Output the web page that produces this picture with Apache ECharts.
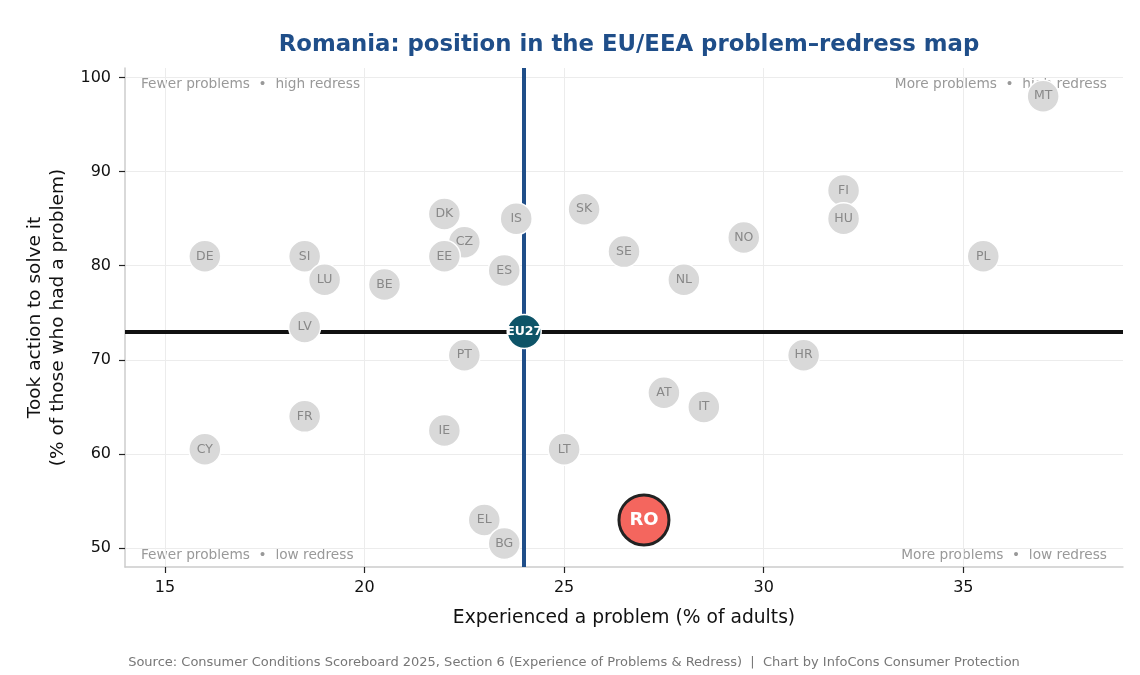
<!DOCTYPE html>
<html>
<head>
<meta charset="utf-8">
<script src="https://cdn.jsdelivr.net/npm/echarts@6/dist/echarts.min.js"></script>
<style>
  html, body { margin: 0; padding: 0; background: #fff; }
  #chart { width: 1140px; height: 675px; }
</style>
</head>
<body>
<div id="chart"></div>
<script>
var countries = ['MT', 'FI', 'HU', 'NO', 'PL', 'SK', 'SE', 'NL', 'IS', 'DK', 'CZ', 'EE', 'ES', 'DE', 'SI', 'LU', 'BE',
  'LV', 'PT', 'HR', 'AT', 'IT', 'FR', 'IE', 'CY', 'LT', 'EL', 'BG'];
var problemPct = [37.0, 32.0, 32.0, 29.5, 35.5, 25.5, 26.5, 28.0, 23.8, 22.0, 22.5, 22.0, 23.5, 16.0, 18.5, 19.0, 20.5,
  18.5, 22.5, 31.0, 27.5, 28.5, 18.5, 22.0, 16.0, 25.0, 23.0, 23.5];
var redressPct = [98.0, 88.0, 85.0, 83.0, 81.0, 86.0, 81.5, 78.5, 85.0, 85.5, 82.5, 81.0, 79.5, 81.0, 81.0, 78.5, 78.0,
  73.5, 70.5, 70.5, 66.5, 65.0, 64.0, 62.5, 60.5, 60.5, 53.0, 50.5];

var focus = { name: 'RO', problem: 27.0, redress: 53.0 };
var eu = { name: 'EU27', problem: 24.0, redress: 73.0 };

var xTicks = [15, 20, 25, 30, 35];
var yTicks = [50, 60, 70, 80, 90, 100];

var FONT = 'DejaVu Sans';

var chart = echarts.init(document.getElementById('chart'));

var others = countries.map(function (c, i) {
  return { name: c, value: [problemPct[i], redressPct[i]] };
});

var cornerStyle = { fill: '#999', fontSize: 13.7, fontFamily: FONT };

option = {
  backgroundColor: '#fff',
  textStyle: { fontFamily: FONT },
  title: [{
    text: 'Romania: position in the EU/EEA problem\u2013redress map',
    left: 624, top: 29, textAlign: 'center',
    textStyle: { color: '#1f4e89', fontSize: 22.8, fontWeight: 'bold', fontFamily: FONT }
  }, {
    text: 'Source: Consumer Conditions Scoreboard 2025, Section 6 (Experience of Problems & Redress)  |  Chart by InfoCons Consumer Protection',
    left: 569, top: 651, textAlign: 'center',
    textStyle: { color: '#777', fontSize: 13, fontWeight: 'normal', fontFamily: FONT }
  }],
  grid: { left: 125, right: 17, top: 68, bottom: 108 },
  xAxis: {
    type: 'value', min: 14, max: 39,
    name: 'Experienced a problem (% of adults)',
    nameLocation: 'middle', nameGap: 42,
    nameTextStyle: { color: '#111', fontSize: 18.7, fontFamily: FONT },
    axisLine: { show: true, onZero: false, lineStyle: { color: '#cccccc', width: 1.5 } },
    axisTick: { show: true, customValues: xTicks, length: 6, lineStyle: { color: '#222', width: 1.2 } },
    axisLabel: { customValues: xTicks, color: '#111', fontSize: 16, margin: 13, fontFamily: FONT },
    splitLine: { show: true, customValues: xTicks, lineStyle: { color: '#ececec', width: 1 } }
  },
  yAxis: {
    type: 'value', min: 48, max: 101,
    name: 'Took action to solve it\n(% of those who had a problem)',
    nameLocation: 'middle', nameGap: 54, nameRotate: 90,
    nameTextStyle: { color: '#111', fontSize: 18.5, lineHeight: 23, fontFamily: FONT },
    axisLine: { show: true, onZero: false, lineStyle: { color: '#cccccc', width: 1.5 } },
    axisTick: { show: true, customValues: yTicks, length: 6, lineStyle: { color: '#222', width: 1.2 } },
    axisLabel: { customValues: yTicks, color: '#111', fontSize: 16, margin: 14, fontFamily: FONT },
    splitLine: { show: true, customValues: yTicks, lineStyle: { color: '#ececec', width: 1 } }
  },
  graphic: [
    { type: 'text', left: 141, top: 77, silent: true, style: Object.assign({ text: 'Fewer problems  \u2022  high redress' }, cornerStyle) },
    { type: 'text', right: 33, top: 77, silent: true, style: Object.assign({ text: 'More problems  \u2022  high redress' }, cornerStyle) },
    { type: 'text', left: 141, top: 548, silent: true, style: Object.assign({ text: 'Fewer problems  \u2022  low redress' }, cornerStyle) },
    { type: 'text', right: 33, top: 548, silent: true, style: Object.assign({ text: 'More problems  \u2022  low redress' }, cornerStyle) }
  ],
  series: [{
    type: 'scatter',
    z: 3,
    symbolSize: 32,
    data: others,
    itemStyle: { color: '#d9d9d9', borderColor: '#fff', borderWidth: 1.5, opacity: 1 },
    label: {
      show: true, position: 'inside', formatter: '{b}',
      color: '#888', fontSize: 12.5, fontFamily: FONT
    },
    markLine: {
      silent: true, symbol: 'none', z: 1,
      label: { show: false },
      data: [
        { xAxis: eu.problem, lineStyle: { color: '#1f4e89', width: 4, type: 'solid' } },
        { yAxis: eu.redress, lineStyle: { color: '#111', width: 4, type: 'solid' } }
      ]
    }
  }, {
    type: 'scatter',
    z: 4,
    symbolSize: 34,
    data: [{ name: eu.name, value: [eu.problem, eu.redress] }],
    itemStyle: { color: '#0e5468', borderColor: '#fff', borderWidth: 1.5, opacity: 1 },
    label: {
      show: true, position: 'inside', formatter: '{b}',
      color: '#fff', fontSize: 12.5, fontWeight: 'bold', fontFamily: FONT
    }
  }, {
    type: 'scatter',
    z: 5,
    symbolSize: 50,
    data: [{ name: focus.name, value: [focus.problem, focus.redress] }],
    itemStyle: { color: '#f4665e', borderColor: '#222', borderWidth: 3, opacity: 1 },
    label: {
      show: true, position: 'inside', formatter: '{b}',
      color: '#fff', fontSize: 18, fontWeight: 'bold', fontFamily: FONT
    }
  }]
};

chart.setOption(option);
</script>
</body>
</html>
_ _ _ _
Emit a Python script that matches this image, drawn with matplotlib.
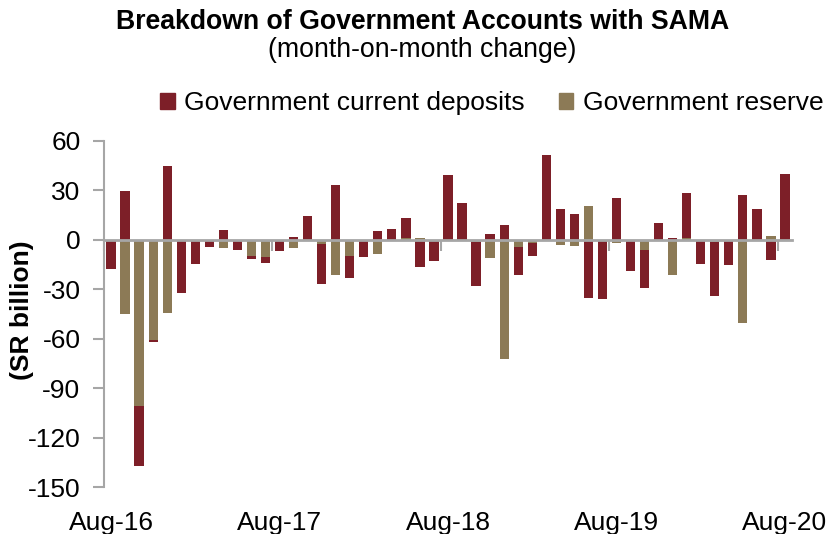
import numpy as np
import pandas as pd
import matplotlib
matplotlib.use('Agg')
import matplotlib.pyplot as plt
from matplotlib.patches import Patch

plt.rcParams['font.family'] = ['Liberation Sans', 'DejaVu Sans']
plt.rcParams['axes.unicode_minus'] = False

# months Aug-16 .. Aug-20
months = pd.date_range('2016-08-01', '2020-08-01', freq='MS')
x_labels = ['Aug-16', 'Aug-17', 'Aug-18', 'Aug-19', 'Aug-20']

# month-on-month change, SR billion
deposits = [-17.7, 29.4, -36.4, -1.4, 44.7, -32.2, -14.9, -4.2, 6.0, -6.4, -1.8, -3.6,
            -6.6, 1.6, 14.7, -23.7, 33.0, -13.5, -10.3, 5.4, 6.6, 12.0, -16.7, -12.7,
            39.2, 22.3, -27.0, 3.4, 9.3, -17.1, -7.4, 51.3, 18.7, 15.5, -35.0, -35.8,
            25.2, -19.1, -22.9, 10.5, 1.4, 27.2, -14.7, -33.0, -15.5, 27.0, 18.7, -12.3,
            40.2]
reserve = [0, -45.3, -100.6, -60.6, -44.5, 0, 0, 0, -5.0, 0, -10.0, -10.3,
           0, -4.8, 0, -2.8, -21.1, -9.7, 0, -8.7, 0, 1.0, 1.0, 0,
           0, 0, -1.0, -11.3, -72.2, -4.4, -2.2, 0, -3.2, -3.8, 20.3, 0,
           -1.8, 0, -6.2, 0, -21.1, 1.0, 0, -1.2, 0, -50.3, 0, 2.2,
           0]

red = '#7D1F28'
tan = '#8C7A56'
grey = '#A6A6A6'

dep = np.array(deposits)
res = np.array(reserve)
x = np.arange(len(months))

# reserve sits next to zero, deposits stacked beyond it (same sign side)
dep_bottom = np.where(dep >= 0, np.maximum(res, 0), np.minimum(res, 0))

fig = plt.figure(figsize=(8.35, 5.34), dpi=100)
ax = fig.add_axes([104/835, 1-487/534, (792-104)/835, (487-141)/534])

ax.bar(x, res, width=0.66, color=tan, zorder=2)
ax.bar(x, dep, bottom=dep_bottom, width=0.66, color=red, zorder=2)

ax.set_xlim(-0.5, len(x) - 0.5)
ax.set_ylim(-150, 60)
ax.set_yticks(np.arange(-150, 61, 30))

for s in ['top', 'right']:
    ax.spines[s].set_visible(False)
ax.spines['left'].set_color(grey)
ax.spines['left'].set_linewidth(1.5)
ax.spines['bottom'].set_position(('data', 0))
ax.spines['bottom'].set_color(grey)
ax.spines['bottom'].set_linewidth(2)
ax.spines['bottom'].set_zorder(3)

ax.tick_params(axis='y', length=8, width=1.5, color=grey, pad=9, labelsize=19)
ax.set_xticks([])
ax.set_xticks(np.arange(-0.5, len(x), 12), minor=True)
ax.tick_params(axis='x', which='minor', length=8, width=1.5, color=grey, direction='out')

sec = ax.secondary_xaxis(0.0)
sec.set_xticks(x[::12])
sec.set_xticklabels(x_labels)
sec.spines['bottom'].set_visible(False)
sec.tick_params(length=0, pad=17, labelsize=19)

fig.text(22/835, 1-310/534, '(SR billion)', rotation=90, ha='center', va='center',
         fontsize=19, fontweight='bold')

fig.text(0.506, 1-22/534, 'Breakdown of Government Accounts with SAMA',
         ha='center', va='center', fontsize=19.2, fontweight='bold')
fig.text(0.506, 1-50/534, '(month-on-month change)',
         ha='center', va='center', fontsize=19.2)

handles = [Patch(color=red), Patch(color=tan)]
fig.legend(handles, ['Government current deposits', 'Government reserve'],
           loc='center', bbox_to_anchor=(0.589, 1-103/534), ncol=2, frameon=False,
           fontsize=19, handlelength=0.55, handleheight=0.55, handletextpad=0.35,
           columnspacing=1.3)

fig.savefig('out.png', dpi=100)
_ _ _ _
Pictures stay out: repeat exactly only the lines from the one with "Output the web" through the one with "13.7, fontFamily: FONT".

Output the web page that produces this picture with Apache ECharts.
<!DOCTYPE html>
<html>
<head>
<meta charset="utf-8">
<script src="https://cdn.jsdelivr.net/npm/echarts@6/dist/echarts.min.js"></script>
<style>
  html, body { margin: 0; padding: 0; background: #fff; }
  #chart { width: 1140px; height: 675px; }
</style>
</head>
<body>
<div id="chart"></div>
<script>
var countries = ['MT', 'FI', 'HU', 'NO', 'PL', 'SK', 'SE', 'NL', 'IS', 'DK', 'CZ', 'EE', 'ES', 'DE', 'SI', 'LU', 'BE',
  'LV', 'PT', 'HR', 'AT', 'IT', 'FR', 'IE', 'CY', 'LT', 'EL', 'BG'];
var problemPct = [37.0, 32.0, 32.0, 29.5, 35.5, 25.5, 26.5, 28.0, 23.8, 22.0, 22.5, 22.0, 23.5, 16.0, 18.5, 19.0, 20.5,
  18.5, 22.5, 31.0, 27.5, 28.5, 18.5, 22.0, 16.0, 25.0, 23.0, 23.5];
var redressPct = [98.0, 88.0, 85.0, 83.0, 81.0, 86.0, 81.5, 78.5, 85.0, 85.5, 82.5, 81.0, 79.5, 81.0, 81.0, 78.5, 78.0,
  73.5, 70.5, 70.5, 66.5, 65.0, 64.0, 62.5, 60.5, 60.5, 53.0, 50.5];

var focus = { name: 'RO', problem: 27.0, redress: 53.0 };
var eu = { name: 'EU27', problem: 24.0, redress: 73.0 };

var xTicks = [15, 20, 25, 30, 35];
var yTicks = [50, 60, 70, 80, 90, 100];

var FONT = 'DejaVu Sans';

var chart = echarts.init(document.getElementById('chart'));

var others = countries.map(function (c, i) {
  return { name: c, value: [problemPct[i], redressPct[i]] };
});

var cornerStyle = { fill: '#999', fontSize: 13.7, fontFamily: FONT };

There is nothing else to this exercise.